GIVEN PROBLEM
Return the lines that follow, exactly as they appear, from the first through the one containing "const px2y = p => 1 - (p - T) / ph;"; no pictures are to be included.

☆ ☆ ☆ ☆ ☆

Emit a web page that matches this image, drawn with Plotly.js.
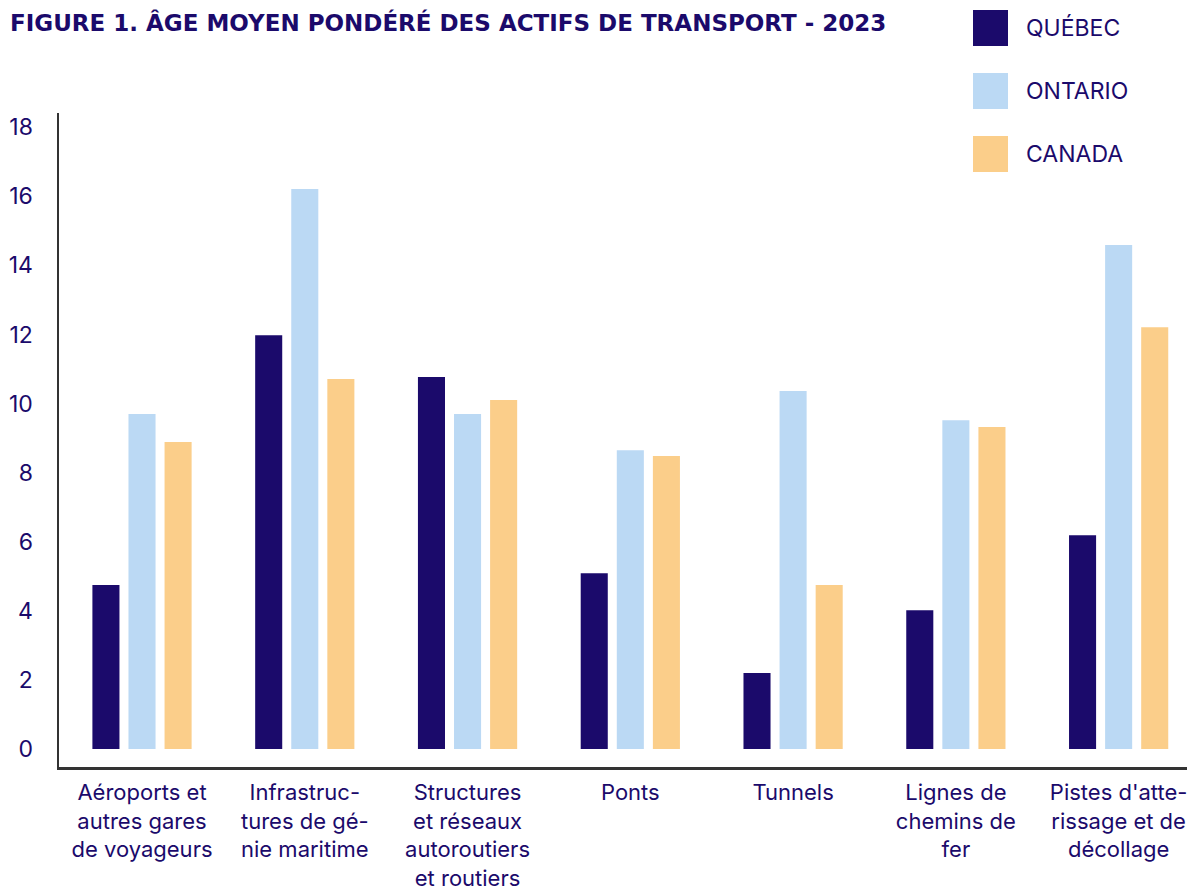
<!DOCTYPE html>
<html>
<head>
<meta charset="utf-8">
<script src="https://cdn.plot.ly/plotly-3.0.1.min.js"></script>
<style>html,body{margin:0;padding:0;background:#fff;}#chart{width:1187px;height:890px;}</style>
</head>
<body>
<div id="chart"></div>
<script>
const categories = [
  "Aéroports et<br>autres gares<br>de voyageurs",
  "Infrastruc-<br>tures de gé-<br>nie maritime",
  "Structures<br>et réseaux<br>autoroutiers<br>et routiers",
  "Ponts",
  "Tunnels",
  "Lignes de<br>chemins de<br>fer",
  "Pistes d'atte-<br>rissage et de<br>décollage"
];
const seriesNames = ["QUÉBEC", "ONTARIO", "CANADA"];
const quebec  = [4.75, 11.98, 10.77, 5.09, 2.20, 4.02, 6.19];
const ontario = [9.70, 16.21, 9.70, 8.65, 10.36, 9.52, 14.59];
const canada  = [8.89, 10.71, 10.10, 8.48, 4.75, 9.32, 12.21];
const colors = ["#1B0A6B", "#BBD9F4", "#FBCE8A"];
const yTicks = [0, 2, 4, 6, 8, 10, 12, 14, 16, 18];

const navy = "#1B0A6B";
const font = "Inter, 'Noto Sans', sans-serif";
const titleFont = "'DejaVu Sans', Inter, sans-serif";
const W = 1187, H = 890;
const L = 59, R = 0, T = 113, B = 123;
const pw = W - L - R, ph = H - T - B;
const px2x = p => (p - L) / pw;
const px2y = p => 1 - (p - T) / ph;

const xs = categories.map((c, i) => i);
const seriesVals = [quebec, ontario, canada];
const traces = seriesVals.map((vals, k) => ({
  type: "bar",
  x: xs,
  y: vals,
  name: seriesNames[k],
  marker: {color: colors[k]},
  hoverinfo: "y+name",
  showlegend: false
}));

const shapes = [], annotations = [];
const legTop = [10, 73, 136];
seriesNames.forEach((n, k) => {
  shapes.push({type: "rect", xref: "paper", yref: "paper",
    x0: px2x(973), x1: px2x(1008), y0: px2y(legTop[k] + 36), y1: px2y(legTop[k]),
    fillcolor: colors[k], line: {width: 0}});
  annotations.push({xref: "paper", yref: "paper", x: px2x(1024), y: px2y(legTop[k] + 18),
    xanchor: "left", yanchor: "middle", showarrow: false, text: n,
    font: {family: font, size: 23, color: navy}});
});

const layout = {
  width: W, height: H,
  margin: {l: L, r: R, t: T, b: B, pad: 0},
  paper_bgcolor: "#fff", plot_bgcolor: "#fff",
  title: {text: "<b>FIGURE 1. ÂGE MOYEN PONDÉRÉ DES ACTIFS DE TRANSPORT - 2023</b>",
    xref: "container", yref: "container", x: 10 / W, y: 1 - 23 / H,
    xanchor: "left", yanchor: "middle",
    font: {family: titleFont, size: 23, color: navy}},
  barmode: "group",
  bargap: 0.335,
  bargroupgap: 0.25,
  xaxis: {
    range: [-0.51, 6.42],
    tickvals: xs, ticktext: categories,
    showgrid: false, zeroline: false,
    showline: true, linecolor: "#333", linewidth: 2.5,
    ticks: "", ticklabelstandoff: 4,
    ticklabeloverflow: "allow",
    tickfont: {family: font, size: 22, color: navy}
  },
  yaxis: {
    range: [-0.52, 18.41],
    tickvals: yTicks,
    showgrid: false, zeroline: false,
    showline: true, linecolor: "#333", linewidth: 2.5,
    ticks: "", ticklabelstandoff: 19,
    tickfont: {family: font, size: 23, color: navy}
  },
  shapes: shapes,
  annotations: annotations,
  showlegend: false
};

Plotly.newPlot("chart", traces, layout, {displayModeBar: false, staticPlot: true});
</script>
</body>
</html>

☆ ☆ ☆ ☆ ☆

EXPECTED ANSWER
Emit a web page that matches this image, drawn with Plotly.js.
<!DOCTYPE html>
<html>
<head>
<meta charset="utf-8">
<script src="https://cdn.plot.ly/plotly-3.0.1.min.js"></script>
<style>html,body{margin:0;padding:0;background:#fff;}#chart{width:1187px;height:890px;}</style>
</head>
<body>
<div id="chart"></div>
<script>
const categories = [
  "Aéroports et<br>autres gares<br>de voyageurs",
  "Infrastruc-<br>tures de gé-<br>nie maritime",
  "Structures<br>et réseaux<br>autoroutiers<br>et routiers",
  "Ponts",
  "Tunnels",
  "Lignes de<br>chemins de<br>fer",
  "Pistes d'atte-<br>rissage et de<br>décollage"
];
const seriesNames = ["QUÉBEC", "ONTARIO", "CANADA"];
const quebec  = [4.75, 11.98, 10.77, 5.09, 2.20, 4.02, 6.19];
const ontario = [9.70, 16.21, 9.70, 8.65, 10.36, 9.52, 14.59];
const canada  = [8.89, 10.71, 10.10, 8.48, 4.75, 9.32, 12.21];
const colors = ["#1B0A6B", "#BBD9F4", "#FBCE8A"];
const yTicks = [0, 2, 4, 6, 8, 10, 12, 14, 16, 18];

const navy = "#1B0A6B";
const font = "Inter, 'Noto Sans', sans-serif";
const titleFont = "'DejaVu Sans', Inter, sans-serif";
const W = 1187, H = 890;
const L = 59, R = 0, T = 113, B = 123;
const pw = W - L - R, ph = H - T - B;
const px2x = p => (p - L) / pw;
const px2y = p => 1 - (p - T) / ph;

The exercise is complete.